Overall, 100 Nifty 500 stocks have ended Friday’s session lower, with losses ranging between 1.5% and 9%, respectively.
Stock that outperformed Indian stock market today
Even as the Indian stock market continued to remain under pressure, some stocks managed to buck the trend. Gujarat Mineral Development Corporation (GMDC) emerged as the top gainer, rallying 14% to ₹435.30, its fresh 52-week high—after reports surfaced that the Prime Minister’s Office (PMO) is likely to hold a key meeting today to address the intensifying rare-earth magnet crisis.
Saregama India shares also ended 4.6% higher at ₹509.3 apiece after the company announced a significant acquisition of the music catalogue and YouTube assets of NAV Records Pvt. Ltd., the largest and most influential player in the Haryanvi music industry.
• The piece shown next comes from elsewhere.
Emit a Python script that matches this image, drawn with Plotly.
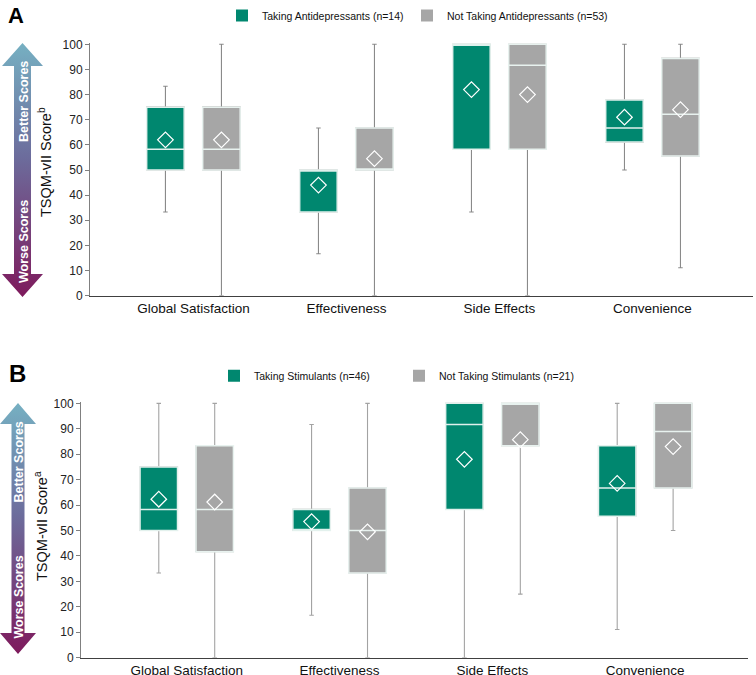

The deal marks a strategic expansion of Saregama’s regional music portfolio. With this acquisition, the company will take ownership of over 6,500 tracks across genres, including Haryanvi, Punjabi, Ghazals, Devotional, and Indie Pop.
Chennai Petroleum was the third-biggest gainer in the Nifty 500 pack, rising 4.3% to ₹779.4. Meanwhile, shares of Sammaan Capital, PVR INOX, Welspun Living, Dalmia Bharat, Jubilant Pharmova, NMDC, and 20 other Nifty 500 constituents ended with gains of over 1.5%.
Disclaimer: The views and recommendations given in this article are those of individual analysts. These do not represent the views of Mint. We advise investors to check with certified experts before taking any investment decisions.